The documentary Blind Ambition follows you and three others from Zimbabwe as you trained for the competition. How was that experience?

It was my first trip to Europe so I was thrilled. It was also my first time with cameras following me for the big screen… so that made me somewhat nervous. I had the best experience being guided by Master of Wine Andrew Caillard. He helped improve our tasting skills and taught us how to prepare for a high level and stressful competition like the World Blind Tasting Championship. Meeting my role model, Jancis Robinson, was also surreal. I was following her and only dreamt I would meet her one day. The filming itself was intense. Having cameras in your private space was somewhat uncomfortable at times. What calmed me down was knowing my story would inspire someone to keep on pushing and focus for everything is possible.

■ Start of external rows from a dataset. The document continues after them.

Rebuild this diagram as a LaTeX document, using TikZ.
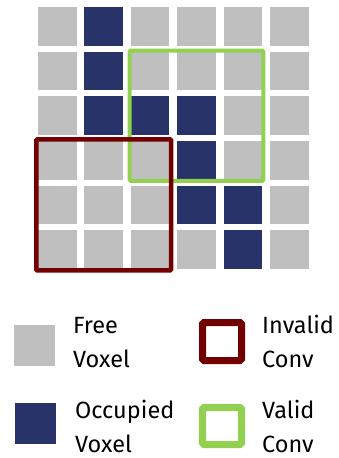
\documentclass[tikz,border=0pt]{standalone}
\usepackage{fontspec}
\setmainfont{Fira Sans}
\usetikzlibrary{fit}
\definecolor{freegray}{HTML}{BFBFBF}
\definecolor{occblue}{HTML}{283369}
\definecolor{badred}{HTML}{730000}
\definecolor{okgreen}{HTML}{92D050}
\tikzset{
  free/.style={rectangle,fill=freegray,minimum width=38.5pt,minimum height=38.5pt,inner sep=0pt},
  occ/.style={free,fill=occblue},
  bad/.style={draw=badred,line width=4.5pt,rounded corners=1pt,inner sep=1.5pt},
  ok/.style={draw=okgreen,line width=4pt,rounded corners=1pt,inner sep=1pt},
  key/.style={minimum width=41pt,minimum height=41pt},
  kbox/.style={rectangle,line width=7pt,rounded corners=1.5pt,minimum width=39pt,inner sep=0pt},
  lg/.style={font=\fontsize{23.5}{34}\selectfont,align=left,anchor=base west,inner sep=0pt},
}
\begin{document}
\begin{tikzpicture}[x=1pt,y=-1pt]
\useasboundingbox (0,0) rectangle (338,458);
% voxel grid, one row per entry
\foreach \r/\row in {0/{free,occ,free,free,free,free},
                     1/{free,occ,free,free,free,free},
                     2/{free,occ,occ,occ,free,free},
                     3/{free,free,free,occ,free,free},
                     4/{free,free,free,occ,occ,free},
                     5/{free,free,free,free,occ,free}}
  \foreach \s [count=\c from 0] in \row
    \node[\s] (c-\r-\c) at ({57.3+46.4*\c},{26.5+44.6*\r}) {};
\node[ok,fit=(c-1-2)(c-3-4)] (vconv) {};
\node[bad,fit=(c-3-0)(c-5-2)] (iconv) {};
% legend (base anchor sits on the second line)
\node[free,key] (kfree) at (34.5,345.5) {};
\node[lg] (tfree) at (73,367) {Free\\Voxel};
\node[occ,key] (kocc) at (35.5,423.5) {};
\node[lg] (tocc) at (75,452) {Occupied\\Voxel};
\node[kbox,draw=badred,minimum height=38pt] (kbad) at (222,341.5) {};
\node[lg] (tbad) at (262,367) {Invalid\\Conv};
\node[kbox,draw=okgreen,minimum height=37pt] (kok) at (222,426) {};
\node[lg] (tok) at (262,452) {Valid\\Conv};
\end{tikzpicture}
\end{document}
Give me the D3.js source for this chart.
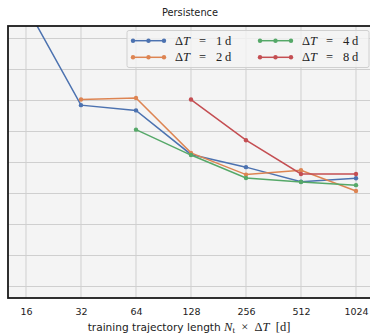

Your thoughts on Oregon wine? Favorites (varietal, brand and/or region)?

I do love wines from Oregon and appreciate the quality too. Unfortunately, there is not a lot of imported wines from Oregon here in the Netherlands. I wish there would be more, and also that sommeliers could be more open to talking about such regions and not just the classic, known regions. It’s my thinking that Oregon needs a goodwill ambassador in the Netherlands, and beyond too.

I am currently enjoying wines from Cristom Vineyards from the Willamette Valley’s Eola-Amity Hills.

Any exciting new projects on the horizon?

I recently made my maiden vintage 2022 in Austria called Dzimbahwe Wines. Dzimbahwe is a Shona word that translates to “house of stone.” My ancestors used a fortress as a shield from enemies and also a habitat for their communities, sharing food, livestock and traditional brewed beer. My brand is an inspiration derived from the ability of a fine wine in bringing together people and communities. Such communities as the ones that shared the space behind walls of Masvingo— the great Zimbabwe ruins illustrated on my label.

This is a brand that resonates with me, my community as well as the open-minded international wine community. I have made six different wines in Austria from the classic Gruner Veltliner, Roter Veltliner, a white blend, Riesling, Rosé and Zweigelt. My dream is to make wine accessible to everyone around the world from different cultures. I also aspire for my wines to be available in all markets, including Oregon.

I am also planning to expand my brand to South Africa and make wines there as well.